Katarina Šoškić came to Vienna in 2007 to study at the University of Applied Arts.
She lived in different places, with various friends, and graduated in 2013. Then, for three years, she lived the peripatetic life of an artist in the post-Fordist knowledge society, dislocated yet consistently integrated in various networks at the same time. She returned to Vienna in 2016 to begin working on her PhD. Once again she visited the places she had lived in, the places that had once been her home, albeit temporarily. It’s an excerpt from a biography in motion, both privileged and precarious; the biography of recurrent leave-taking and re-visiting, given that all these apartments has long since been taken over by others and re-inscribed with the biographies of others – the story of a perpetual state of ‘non-home’?
Indeed, Home No Home is the title of the book in which she has structured the photographs of this biographical – not to say migrant – return. A book that remains personal, fragmentary and excerpt-like, just as the photographs remain largely excerpt- like. They offer no overview; what they depict cannot be attributed to any particular location: façade elements, windows, views of inner courtyards as typical as they are unspecific, unmade beds, tights carelessly discarded next to a table lamp on the floor, a magazine, a water glass on the coffee table in front of a sofa used for an overnight stay, a wrapped-up photograph. Nothing in these images points to a sense of permanence in living conditions; one temporary state appears to have replaced another temporary state; the non-home is followed by no home. The photographs look as if they were taken in passing, and yet they attest to a precision in representing the provisional, the ephemeral and the incidental – an order of images that is neither complete nor does it assert or claim to assert a truth, a questioning of fragile and volatile realities.

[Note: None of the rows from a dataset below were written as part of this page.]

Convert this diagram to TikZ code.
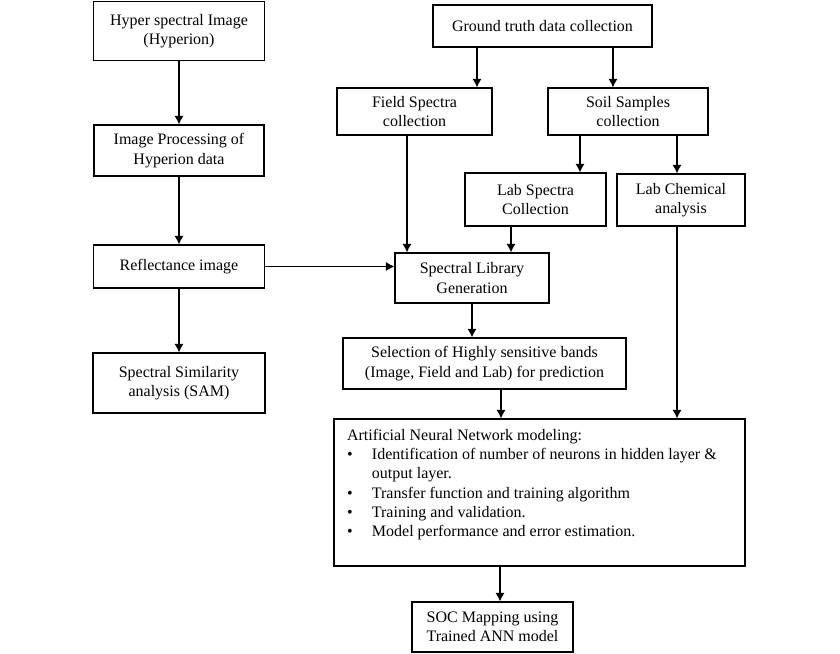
\documentclass[tikz,border=0pt]{standalone}
\usepackage{fontspec}
\setmainfont{Liberation Serif}
\usetikzlibrary{arrows.meta}

\begin{document}
\begin{tikzpicture}[x=0.75pt, y=-0.75pt,
        every node/.style={draw, line width=0.8pt, align=center, inner sep=2pt, font=\fontsize{12}{14.4}\selectfont},
        flow/.style={line width=1.1pt, -{Latex[length=6.5pt,width=7pt]}}]
        \useasboundingbox[fill=white] (0,0) rectangle (840,654);
        % left column
        \node[minimum width=128.25pt, minimum height=44.25pt] (hyper) at (179,31) {Hyper spectral Image\\(Hyperion)};
        \node[minimum width=127.5pt, minimum height=38.25pt] (improc) at (179,150.5) {Image Processing of\\Hyperion data};
        \node[minimum width=128.25pt, minimum height=32.25pt] (refl) at (179,266.5) {Reflectance image};
        \node[minimum width=129pt, minimum height=45pt] (sam) at (179,383) {Spectral Similarity\\analysis (SAM)};
        % ground truth part
        \node[minimum width=164.25pt, minimum height=31.5pt] (ground) at (542.5,26) {Ground truth data collection};
        \node[minimum width=116.25pt, minimum height=35.25pt] (field) at (414.5,111.5) {Field Spectra\\collection};
        \node[minimum width=120pt, minimum height=35.25pt] (soil) at (628,111.5) {Soil Samples\\collection};
        \node[minimum width=105.75pt, minimum height=39.75pt] (labspec) at (535.5,199.5) {Lab Spectra\\Collection};
        \node[minimum width=96pt, minimum height=39pt] (labchem) at (681,200) {Lab Chemical\\analysis};
        \node[minimum width=115.5pt, minimum height=37.5pt] (lib) at (472,278) {Spectral Library\\Generation};
        \node[minimum width=212.25pt, minimum height=38.25pt] (sel) at (484.5,363.5) {Selection of Highly sensitive bands\\(Image, Field and Lab) for prediction};
        \node[minimum width=308.25pt, minimum height=110.25pt] (ann) at (539.5,492.5) {};
        \node[draw=none, anchor=north west, inner sep=0pt, align=left] (anntext) at ([shift={(13,8)}]ann.north west) {%
                \begin{tabular}{@{}l@{\hspace{14.5pt}}l@{}}
                        \multicolumn{2}{@{}l@{}}{Artificial Neural Network modeling:}\\
                        \textbullet & Identification of number of neurons in hidden layer \&\\
                                    & output layer.\\
                        \textbullet & Transfer function and training algorithm\\
                        \textbullet & Training and validation.\\
                        \textbullet & Model performance and error estimation.
                \end{tabular}};
        \node[minimum width=120.75pt, minimum height=37.5pt] (soc) at (492.5,627) {SOC Mapping using\\Trained ANN model};
        % connectors
        \draw[flow] (hyper) -- (improc);
        \draw[flow] (improc) -- (refl);
        \draw[flow] (refl) -- (sam);
        \draw[flow] ([shift={(-65.5,0)}]ground.south) -- ([shift={(-65.5,0)}]ground.south |- field.north);
        \draw[flow] ([shift={(70.5,0)}]ground.south) -- ([shift={(70.5,0)}]ground.south |- soil.north);
        \draw[flow] ([shift={(-7.5,0)}]field.south) -- ([shift={(-7.5,0)}]field.south |- lib.north);
        \draw[flow] ([shift={(-48,0)}]soil.south) -- ([shift={(-48,0)}]soil.south |- labspec.north);
        \draw[flow] ([shift={(49,0)}]soil.south) -- ([shift={(49,0)}]soil.south |- labchem.north);
        \draw[flow] ([shift={(-24.5,0)}]labspec.south) -- ([shift={(-24.5,0)}]labspec.south |- lib.north);
        \draw[flow] ([shift={(-4,0)}]labchem.south) -- ([shift={(-4,0)}]labchem.south |- ann.north);
        \draw[flow] (refl.east) -- (refl.east -| lib.west);
        \draw[flow] (lib.south) -- (lib.south |- sel.north);
        \draw[flow] ([shift={(16.5,0)}]sel.south) -- ([shift={(16.5,0)}]sel.south |- ann.north);
        \draw[flow] ([shift={(-39.5,0)}]ann.south) -- ([shift={(-39.5,0)}]ann.south |- soc.north);
\end{tikzpicture}
\end{document}
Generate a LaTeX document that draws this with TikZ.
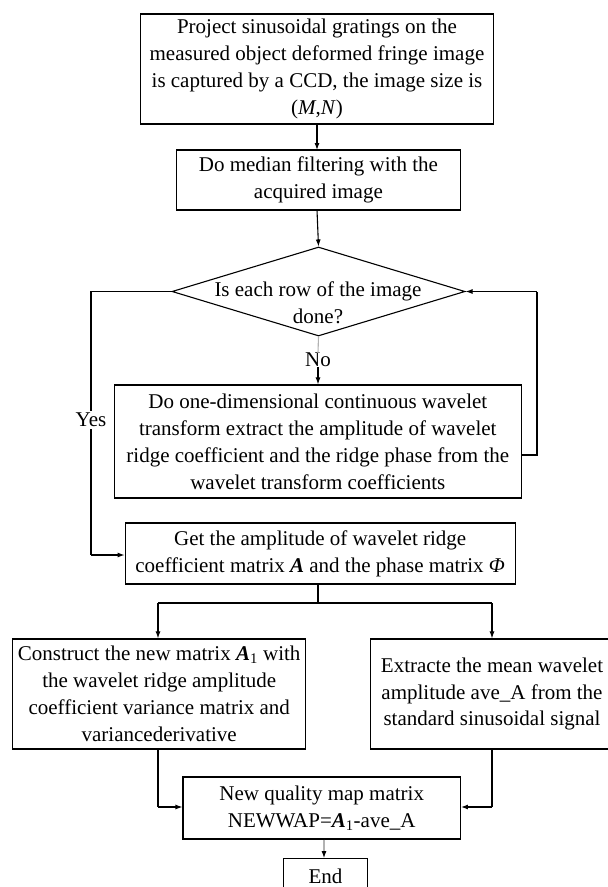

With Home No Home Katarina Šoškić ventures along an insecure boundary of the photographic along which she could slip from the concrete into the typical. And yet her photographs retain an openness for what lies beyond them, for what might also be visible. Thus they remain connected to the provisional and diverse nature of perspectives increasingly at risk of disappearing behind the images of one’s own self. And so, beneath the fragmentary surface of Home No Home characterised by its blank spaces, other images may well lie hidden, images which may be visible but remain conceivable and perceivable as a possibility.
Reinhard Braun, born 1964 in Linz; studied art history at the Karl Franzens University, Graz; lives and works in Graz. 2007 to 2010 curator for visual arts at the festival steirischer herbst. Since 2011 artistic director of Camera Austria and publisher of the magazine Camera Austria International. Current curatorial projects for Camera Austria: “Disputed Landscape” (2015), “What Was Documentary Is Now Something Else” (2015), “Shirana Shahbazi: Group Show”, “Markus Krottendorfer: At New Moon Tomorrow” and “Stephanie Kiwitt: Dialogues” (all 2016).